# Some New Plants



## Justin (Nov 9, 2010)

With everyone showing their great new acquisitions, thought I'd share a few of my new plants...

The first two are from Leo Schordje...great talk at our OS a few weeks ago. He brought nice plants too, it was fun to watch the elbows flying at his sale table. Thanks Leo!

Paph victoria reginae (syn. chamberlainianum)--one of Leo's select divisions, big!





Paph haynaldianum--a small division of a Ray Rands import from the 90s.

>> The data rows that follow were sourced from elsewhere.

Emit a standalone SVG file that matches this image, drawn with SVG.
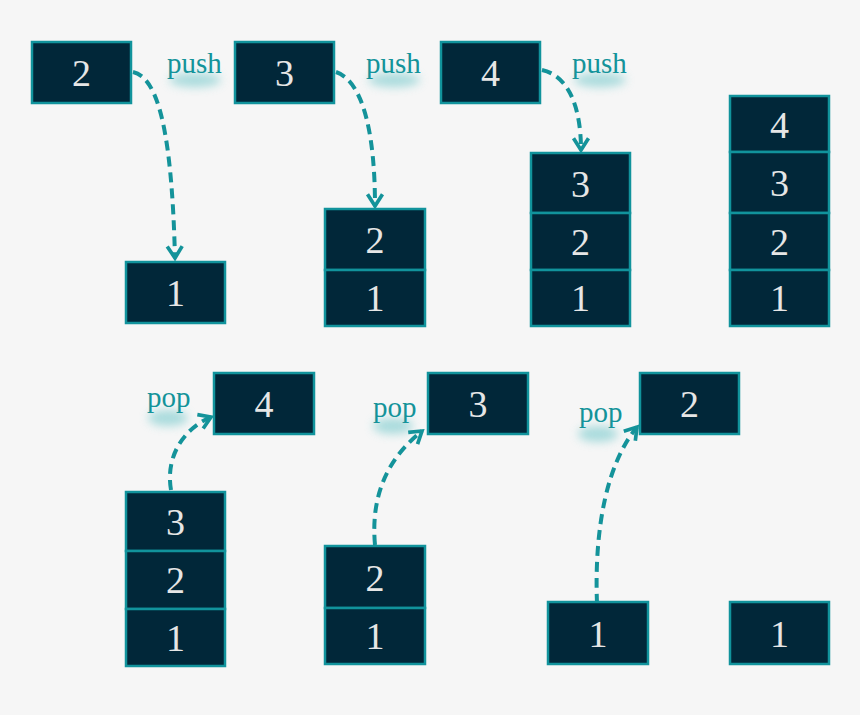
<svg xmlns="http://www.w3.org/2000/svg" width="860" height="715" viewBox="0 0 860 715">
<style>
.box{fill:#012739;stroke:#11939c;stroke-width:2.5}
.num{font-family:"Liberation Serif",serif;font-size:38px;fill:#e6e6e6;text-anchor:middle}
.lbl{font-family:"Liberation Serif",serif;font-size:29px;fill:#14939a}
.arr{fill:none;stroke:#14939a;stroke-width:4;stroke-dasharray:10 6;marker-end:url(#ah)}
.glow{fill:#8fd2d4;opacity:0.75;filter:url(#bl)}
</style>
<defs>
<marker id="ah" viewBox="0 0 12 12" refX="9" refY="6" markerWidth="5" markerHeight="5" orient="auto" markerUnits="strokeWidth">
<path d="M2,1.5 L9,6 L2,10.5" fill="none" stroke="#14939a" stroke-width="2.2"/>
</marker>
<filter id="bl" x="-50%" y="-100%" width="200%" height="300%"><feGaussianBlur stdDeviation="5"/></filter>
</defs>
<rect width="860" height="715" fill="#f6f6f6"/>

<g id="labels">
<ellipse class="glow" cx="195" cy="80" rx="26" ry="7"/>
<ellipse class="glow" cx="394" cy="80" rx="26" ry="7"/>
<ellipse class="glow" cx="600" cy="80" rx="26" ry="7"/>
<ellipse class="glow" cx="168" cy="418" rx="20" ry="8"/>
<ellipse class="glow" cx="393" cy="426" rx="20" ry="8"/>
<ellipse class="glow" cx="598" cy="434" rx="20" ry="8"/>
<text class="lbl" x="167" y="73">push</text>
<text class="lbl" x="366" y="73">push</text>
<text class="lbl" x="572" y="73">push</text>
<text class="lbl" x="147" y="407">pop</text>
<text class="lbl" x="373" y="417">pop</text>
<text class="lbl" x="579" y="422">pop</text>
</g>

<g id="connectors">
<path class="arr" d="M133,72 C160,78 172,140 175,258"/>
<path class="arr" d="M336,72 C365,82 375,140 375,206"/>
<path class="arr" d="M542,70 C570,76 581,110 581,150"/>
<path class="arr" d="M171,490 C165,455 185,428 211,417"/>
<path class="arr" d="M375,545 C370,490 392,455 422,431"/>
<path class="arr" d="M597,604 C594,525 608,462 637,427"/>
</g>

<g id="in2"><rect class="box" x="32" y="42" width="99" height="61"/><text class="num" x="81.5" y="86">2</text></g>
<g id="in3"><rect class="box" x="235" y="42" width="99" height="61"/><text class="num" x="284.5" y="86">3</text></g>
<g id="in4"><rect class="box" x="441" y="42" width="99" height="61"/><text class="num" x="490.5" y="86">4</text></g>

<g id="s1"><rect class="box" x="126" y="262" width="99" height="61"/><text class="num" x="175.5" y="306">1</text></g>

<g id="s2">
<rect class="box" x="325" y="209" width="100" height="61"/><text class="num" x="375" y="253">2</text>
<rect class="box" x="325" y="270" width="100" height="56"/><text class="num" x="375" y="311">1</text>
</g>

<g id="s3">
<rect class="box" x="531" y="153" width="99" height="60"/><text class="num" x="580.5" y="197">3</text>
<rect class="box" x="531" y="213" width="99" height="57"/><text class="num" x="580.5" y="255">2</text>
<rect class="box" x="531" y="270" width="99" height="56"/><text class="num" x="580.5" y="311">1</text>
</g>

<g id="s4">
<rect class="box" x="730" y="96" width="99" height="56"/><text class="num" x="779.5" y="138">4</text>
<rect class="box" x="730" y="152" width="99" height="61"/><text class="num" x="779.5" y="196">3</text>
<rect class="box" x="730" y="213" width="99" height="57"/><text class="num" x="779.5" y="255">2</text>
<rect class="box" x="730" y="270" width="99" height="56"/><text class="num" x="779.5" y="311">1</text>
</g>

<g id="out4"><rect class="box" x="214" y="373" width="100" height="61"/><text class="num" x="264" y="417">4</text></g>
<g id="out3"><rect class="box" x="428" y="373" width="100" height="61"/><text class="num" x="478" y="417">3</text></g>
<g id="out2"><rect class="box" x="640" y="373" width="99" height="61"/><text class="num" x="689.5" y="417">2</text></g>

<g id="p1">
<rect class="box" x="126" y="492" width="99" height="59"/><text class="num" x="175.5" y="535">3</text>
<rect class="box" x="126" y="551" width="99" height="58"/><text class="num" x="175.5" y="593">2</text>
<rect class="box" x="126" y="609" width="99" height="57"/><text class="num" x="175.5" y="651">1</text>
</g>

<g id="p2">
<rect class="box" x="325" y="546" width="100" height="62"/><text class="num" x="375" y="591">2</text>
<rect class="box" x="325" y="608" width="100" height="56"/><text class="num" x="375" y="649">1</text>
</g>

<g id="p3"><rect class="box" x="548" y="602" width="100" height="62"/><text class="num" x="598" y="647">1</text></g>
<g id="p4"><rect class="box" x="730" y="602" width="99" height="62"/><text class="num" x="779.5" y="647">1</text></g>
</svg>
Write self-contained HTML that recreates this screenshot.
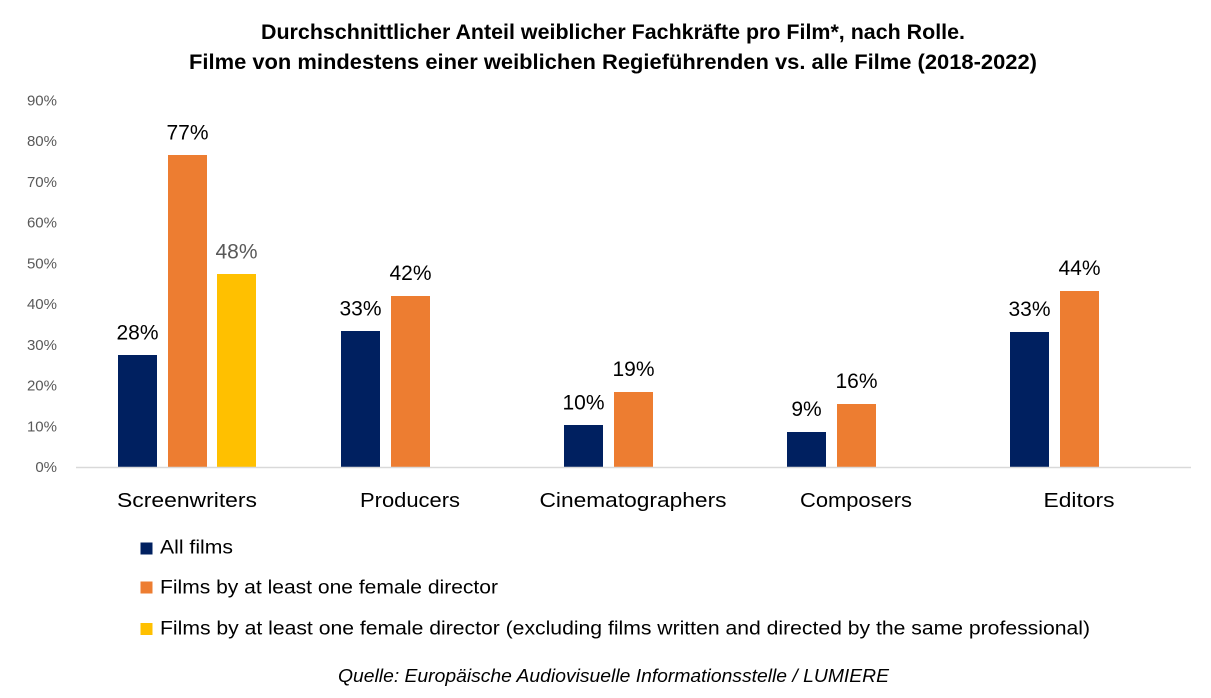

Paph rothschildianum (from a different grower) --this is from an AM-awarded roth clone. Huge--the whole clump is one division!


----------



## SlipperFan (Nov 9, 2010)

Healthy-looking plants, Justin. You should soon have some nice blooms from them.


----------



## Clark (Nov 10, 2010)

Thumbs up!
Good luck!


----------



## etex (Nov 10, 2010)

Great plants- you chose well!


----------



## Leo Schordje (Nov 13, 2010)

Justin said:


> With everyone showing their great new acquisitions, thought I'd share a few of my new plants...
> 
> The first two are from Leo Schordje...great talk at our OS a few weeks ago. He brought nice plants too, it was fun to watch the elbows flying at his sale table. Thanks Leo!
> 
> ...



It was a pleasure meeting you Justin. 

:rollhappy: you were not kidding about the elbows flying. It was one of the few times I actually had to ask people to back up and wait, so I could get plants out of the trays. I might have to bring a body guard next time. :evil: It was almost getting rough. :rollhappy:

I forgot to mention, that Paph victoria-reginae I had picked up from Emerson "Doc" Charles many years ago. It is a division of a plant he had imported as Paph chamberlainianum. I think it was the middle or late 1980's when he did the importation. So you have a piece of the F0 stock from one of orchid history's greats, Doc Charles. He is the Emerson after whom Paph emersonii was named. "Doc" Charles was not an MD, but he had served a term as an elected county coroner, where the nick name stuck. His "Expose yourself to Orchids" photo / poster is one of the classic pieces of Orchid Humor out there. I think he passed away 10 or so years ago.


----------



## Justin (Nov 13, 2010)

Neat history, cool plant. thanks again Leo!


----------



## Paphman910 (Nov 13, 2010)

Nice plants Justin! Great purchases! Nice victoria-regina from Leo! Maybe I should post my recent purchases as well!

Paphman910


----------



## jblanford (Nov 13, 2010)

Nice plants, you can't go wrong with plants from Leo..... Jim.


----------